I've never particularly enjoyed sticking my camera in peoples' faces, I don't like confrontation as a rule and some people just don't like being photographed, even if you ask nicely.

Despite that, I'm somewhere between adventurous and stupid when it comes to walking around the "bad" parts of town. My son, 24 years old today, compiled his senior project on graffiti by working through the worst parts of Boston with his Nikon slung around his neck and found gang members so proud of their work that they not only guided him to the best tags, but willingly posed for him. It was a terrific project, and he's done more of that work since.

I recall one incident in DC a few years back where I was wandering around Northeast, trying to find my frequent urban subjects of comic irony and decayed infrastructure remade into new uses. It was getting late and darkness was falling, but I had been looking down into my Rollei's groundglass to the point where I had become oblivious to my surroundings since I was having so much fun.

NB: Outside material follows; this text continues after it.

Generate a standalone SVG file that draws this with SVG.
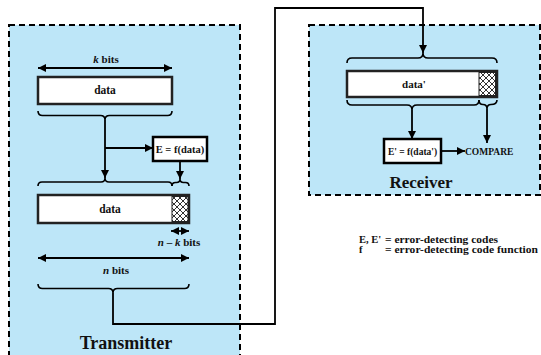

I was about to step off a streetcorner into a crosswalk when a "pimped out" little Toyota screeched to a stop right in the middle of the crosswalk. Both driver and passenger got out, the driver wore a lot of bling, a dew rag covered his head and his Oakland Raiders jacket was a couple of sizes too large. I guess I was too stupid or naive to think much when he shouted to me above the din of the traffic, "Hey! What you got there?"

"It's an old Rollei," I said, probably sounding like a character from the Brady Bunch. He looked at me with curiosity for a couple of seconds.... then sort of frowned...

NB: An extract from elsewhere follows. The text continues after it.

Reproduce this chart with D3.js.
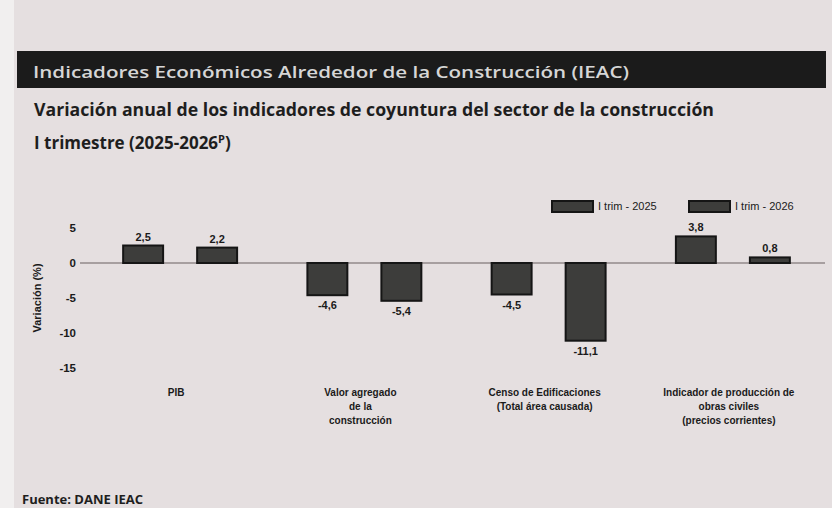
<!DOCTYPE html>
<html>
<head>
<meta charset="utf-8">
<script src="https://cdn.jsdelivr.net/npm/d3@7"></script>
<style>
body { margin: 0; background: #e5dfe0; }
svg { display: block; }
</style>
</head>
<body>
<svg id="chart" width="832" height="508"></svg>
<script>
// datos
var categorias = ["PIB", "Valor agregado de la construcción", "Censo de Edificaciones (Total área causada)", "Indicador de producción de obras civiles (precios corrientes)"];
var etiquetas = [["PIB"], ["Valor agregado", "de la", "construcción"], ["Censo de Edificaciones", "(Total área causada)"], ["Indicador de producción de", "obras civiles", "(precios corrientes)"]];
var series = ["I trim - 2025", "I trim - 2026"];
var trim2025 = [2.5, -4.6, -4.5, 3.8];
var trim2026 = [2.2, -5.4, -11.1, 0.8];
var ticksY = [5, 0, -5, -10, -15];

var svg = d3.select('#chart');
var W = 832, H = 508;

// fondo
svg.append('rect').attr('x', 0).attr('y', 0).attr('width', W).attr('height', H).attr('fill', '#e5dfe0');
svg.append('rect').attr('x', 0).attr('y', 0).attr('width', 14).attr('height', H).attr('fill', '#f1efef');

// barra del titulo
svg.append('rect').attr('x', 17).attr('y', 51).attr('width', 809).attr('height', 37).attr('fill', '#1b1b1b');
svg.append('text').attr('x', 33).attr('y', 78).attr('fill', '#d6d6d6')
    .attr('font-family', 'Open Sans, sans-serif').attr('font-size', 17).attr('font-weight', 600)
    .attr('textLength', 596).attr('lengthAdjust', 'spacingAndGlyphs')
    .text('Indicadores Económicos Alrededor de la Construcción (IEAC)');

svg.append('text').attr('x', 34).attr('y', 116).attr('fill', '#1e1e1e')
    .attr('font-family', 'Open Sans, sans-serif').attr('font-size', 17).attr('font-weight', 700)
    .attr('textLength', 680).attr('lengthAdjust', 'spacingAndGlyphs')
    .text('Variación anual de los indicadores de coyuntura del sector de la construcción');
var sub = svg.append('text').attr('x', 34).attr('y', 149).attr('fill', '#1e1e1e')
    .attr('font-family', 'Open Sans, sans-serif').attr('font-size', 17).attr('font-weight', 700);
sub.append('tspan').text('I trimestre (2025-2026');
sub.append('tspan').attr('font-size', 11).attr('dy', -6).text('P');
sub.append('tspan').attr('dy', 6).text(')');

// escalas
var y = d3.scaleLinear().domain([-15, 5]).range([368, 228]);
var x0 = d3.scaleBand().domain(categorias).range([88, 825]).padding(0);
var x1 = d3.scaleBand().domain(series).range([0, x0.bandwidth()]).paddingInner(0.46).paddingOuter(0.475);

var font = 'Liberation Sans, Arial, sans-serif';

// eje y (solo etiquetas)
var ejeY = svg.append('g').attr('transform', 'translate(76,0)')
    .call(d3.axisLeft(y).tickValues(ticksY).tickSize(0).tickPadding(0).tickFormat(function (d) { return String(d); }));
ejeY.select('.domain').remove();
ejeY.selectAll('text').attr('font-family', font).attr('font-size', 11.5).attr('font-weight', 700).attr('fill', '#1a1a1a');

svg.append('text').attr('transform', 'translate(41,' + y(-5) + ') rotate(-90)')
    .attr('text-anchor', 'middle').attr('font-family', font).attr('font-size', 11).attr('font-weight', 700)
    .attr('fill', '#1a1a1a').text('Variación (%)');

// linea del cero
svg.append('line').attr('x1', 80).attr('x2', 825).attr('y1', y(0)).attr('y2', y(0))
    .attr('stroke', '#6a6060').attr('stroke-width', 1.2);

// barras
var datos = [];
categorias.forEach(function (c, i) {
    datos.push({cat: c, serie: series[0], v: trim2025[i]});
    datos.push({cat: c, serie: series[1], v: trim2026[i]});
});

svg.selectAll('rect.barra').data(datos).enter().append('rect').attr('class', 'barra')
    .attr('x', function (d) { return x0(d.cat) + x1(d.serie); })
    .attr('y', function (d) { return y(Math.max(0, d.v)); })
    .attr('width', x1.bandwidth())
    .attr('height', function (d) { return Math.abs(y(d.v) - y(0)); })
    .attr('fill', '#3d3d3b').attr('stroke', '#151515').attr('stroke-width', 2);

var fmt = function (v) { return v.toFixed(1).replace('.', ','); };
svg.selectAll('text.valor').data(datos).enter().append('text').attr('class', 'valor')
    .attr('x', function (d) { return x0(d.cat) + x1(d.serie) + x1.bandwidth() / 2; })
    .attr('y', function (d) { return d.v >= 0 ? y(d.v) - 5 : y(d.v) + 14; })
    .attr('text-anchor', 'middle').attr('font-family', font).attr('font-size', 11).attr('font-weight', 700)
    .attr('fill', '#1a1a1a').text(function (d) { return fmt(d.v); });

// etiquetas de categoria
categorias.forEach(function (c, i) {
    var t = svg.append('text').attr('x', x0(c) + x0.bandwidth() / 2 - 4).attr('y', 396)
        .attr('text-anchor', 'middle').attr('font-family', font).attr('font-size', 10)
        .attr('font-weight', 700).attr('fill', '#1a1a1a');
    etiquetas[i].forEach(function (l, j) {
        t.append('tspan').attr('x', x0(c) + x0.bandwidth() / 2 - 4).attr('dy', j == 0 ? 0 : 14).text(l);
    });
});

// leyenda
var ley = svg.append('g');
series.forEach(function (s, i) {
    var lx = 552 + i * 137;
    ley.append('rect').attr('x', lx).attr('y', 201).attr('width', 41).attr('height', 11)
        .attr('fill', '#3d3d3b').attr('stroke', '#151515').attr('stroke-width', 2);
    ley.append('text').attr('x', lx + 46).attr('y', 210).attr('font-family', font).attr('font-size', 11)
        .attr('fill', '#1a1a1a').text(s);
});

// fuente
svg.append('text').attr('x', 22).attr('y', 504).attr('font-family', 'Open Sans, sans-serif')
    .attr('font-size', 13).attr('font-weight', 700).attr('fill', '#1e1e1e').text('Fuente: DANE IEAC');
</script>
</body>
</html>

"Planar or Tessar?" he asked.

The guy was a photog, owned a graphics business and had always wanted to shoot 6x6. I toured his studio, he bought me a beer and I have him the addies for some reliable dealers. He still sends me a Christmas card.

Moral of the story of course, is that you can't judge a book by its cover and the trepidations we might feel about some areas or people may be based more on stereotypes than reality.

Ever had a photographic experience like that? One where you thought you had gotten in over your head in some sort of danger (physical or human) that proved to be an illusion?